## What you should do
Gather from the material every line that contains the string "this".

[Plotting code records]
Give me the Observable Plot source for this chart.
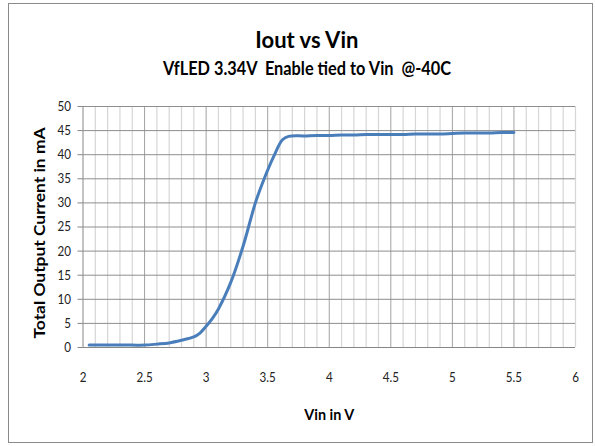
<!DOCTYPE html>
<html><head><meta charset="utf-8">
<script src="https://cdn.jsdelivr.net/npm/d3@7"></script>
<script src="https://cdn.jsdelivr.net/npm/@observablehq/plot@0.6"></script>
<style>
body{margin:0;background:#fff;}
#wrap{position:relative;width:595px;height:446px;overflow:hidden;font-family:Lato,"Open Sans",sans-serif;color:#000;}
#frame{position:absolute;left:8px;top:3px;width:585px;height:440px;border:1px solid #8a8a8a;box-sizing:border-box;}
.ttl{position:absolute;left:0;width:614px;text-align:center;font-weight:bold;white-space:pre;}
.ttl span{display:inline-block;transform-origin:50% 50%;}
#title{top:26px;font-size:23px;line-height:26px;}
#subtitle{top:57.5px;font-size:19.5px;line-height:20px;}
#chart{position:absolute;left:0;top:90px;}
#chart svg{overflow:visible;}
</style></head>
<body>
<div id="wrap">
<div id="frame"></div>
<div id="title" class="ttl"><span>Iout vs Vin</span></div>
<div id="subtitle" class="ttl"><span>VfLED 3.34V  Enable tied to Vin  @-40C</span></div>
<div id="chart"></div>
</div>
<script>
const vin  = [2.05, 2.1, 2.2, 2.3, 2.4, 2.5, 2.6, 2.7, 2.8, 2.9, 2.95, 3.0, 3.05, 3.1, 3.2, 3.3, 3.4, 3.47, 3.55, 3.62, 3.67, 3.8, 3.9, 4.0, 4.1, 4.2, 4.3, 4.4, 4.5, 4.6, 4.7, 4.8, 4.9, 5.0, 5.1, 5.2, 5.3, 5.4, 5.5];
const iout = [0.5, 0.5, 0.5, 0.5, 0.5, 0.5, 0.7, 0.95, 1.5, 2.2, 3.0, 4.4, 6.0, 8.0, 13.5, 21.0, 30.0, 34.9, 39.7, 43.1, 43.8, 43.9, 44.0, 44.0, 44.1, 44.1, 44.2, 44.2, 44.2, 44.2, 44.3, 44.3, 44.3, 44.4, 44.5, 44.5, 44.5, 44.6, 44.6];
const xTicks = [2, 2.5, 3, 3.5, 4, 4.5, 5, 5.5, 6];
const yTicks = [0, 5, 10, 15, 20, 25, 30, 35, 40, 45, 50];
const xMinor = [2.1,2.2,2.3,2.4,2.6,2.7,2.8,2.9,3.1,3.2,3.3,3.4,3.6,3.7,3.8,3.9,4.1,4.2,4.3,4.4,4.6,4.7,4.8,4.9,5.1,5.2,5.3,5.4,5.6,5.7,5.8,5.9,6];
const xMajor = [2.5, 3, 3.5, 4, 4.5, 5, 5.5];
const xTitle = "Vin in V";
const yTitle = "Total Output Current in mA";

const data = vin.map((v, i) => ({vin: v, iout: iout[i]}));
const font = "Lato, 'Open Sans', sans-serif";

const chart = Plot.plot({
  width: 595, height: 340,
  marginLeft: 82.5, marginRight: 20, marginTop: 16, marginBottom: 83,
  x: {domain: [2, 6]},
  y: {domain: [0, 50]},
  style: {fontFamily: font, fontSize: "14px", color: "#222", background: "transparent", overflow: "visible"},
  marks: [
    Plot.gridX(xMinor, {stroke: "#d6d6d6", strokeOpacity: 1, strokeWidth: 1.2}),
    Plot.gridX(xMajor, {stroke: "#a2a2a2", strokeOpacity: 1}),
    Plot.gridY(yTicks, {stroke: "#8e8e8e", strokeOpacity: 1}),
    Plot.ruleX([2], {stroke: "#868686"}),
    Plot.ruleY([0], {stroke: "#868686"}),
    Plot.axisY(yTicks, {tickSize: 5, tickPadding: 7, label: null, stroke: "#868686", fill: "#222", tickFormat: d => String(d)}),
    Plot.axisX(xTicks, {tickSize: 0, tickPadding: 25, label: null, fill: "#222", tickFormat: d => String(d)}),
    Plot.line(data, {x: "vin", y: "iout", stroke: "#4a7ebb", strokeWidth: 3, curve: "catmull-rom"}),
    Plot.text([yTitle], {frameAnchor: "left", textAnchor: "middle", rotate: -90, dx: -43, dy: 6, lineAnchor: "middle", fontWeight: "bold", fontSize: 16, fill: "#000"}),
    Plot.text([xTitle], {frameAnchor: "bottom", textAnchor: "middle", dx: 0, dy: 67, lineAnchor: "middle", fontWeight: "bold", fontSize: 16, fill: "#000"})
  ]
});
document.getElementById("chart").appendChild(chart);

// narrow the glyphs horizontally to mimic the reference's condensed face
for (const t of chart.querySelectorAll("text")) {
  const txt = t.textContent;
  const len = t.getComputedTextLength();
  let target = len * 0.83;
  if (txt === yTitle) target = 211;
  if (txt === xTitle) target = 50;
  t.setAttribute("textLength", target);
  t.setAttribute("lengthAdjust", "spacingAndGlyphs");
}
const fit = (id, w) => {
  const s = document.querySelector("#" + id + " span");
  const cw = s.getBoundingClientRect().width;
  s.style.transform = "scaleX(" + (w / cw) + ")";
};
fit("title", 103);
fit("subtitle", 288);
</script>
</body></html>
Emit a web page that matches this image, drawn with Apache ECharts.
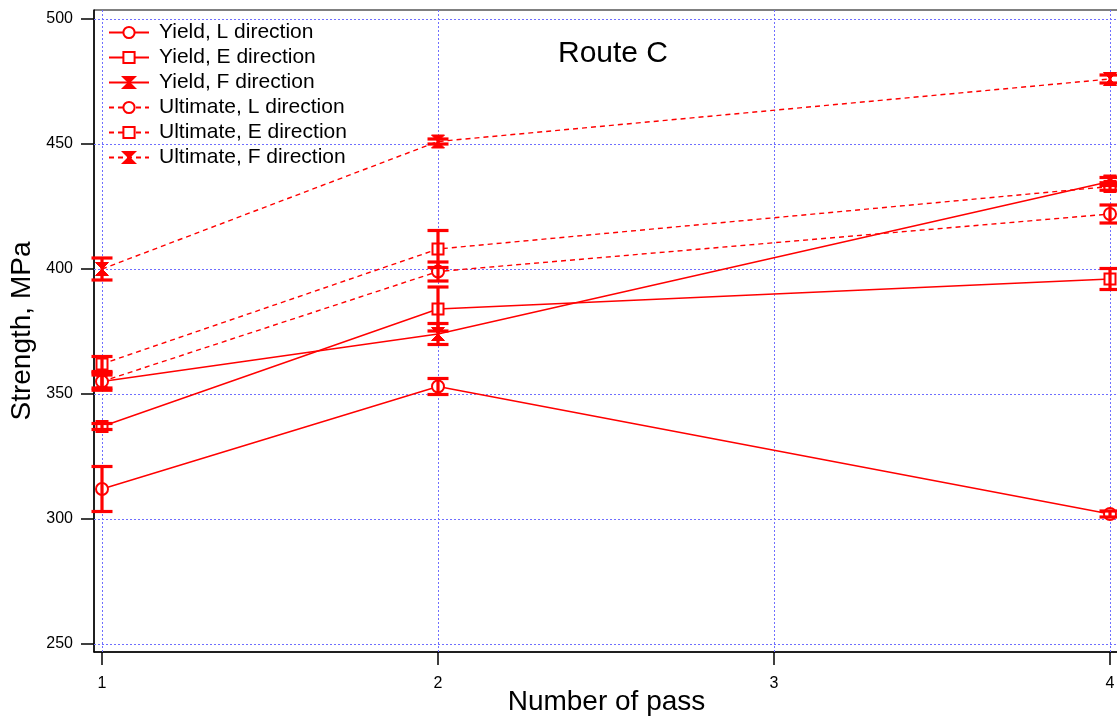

## Exercise response
Give me the Observable Plot source for this chart.
Emit a web page that matches this image, drawn with Apache ECharts.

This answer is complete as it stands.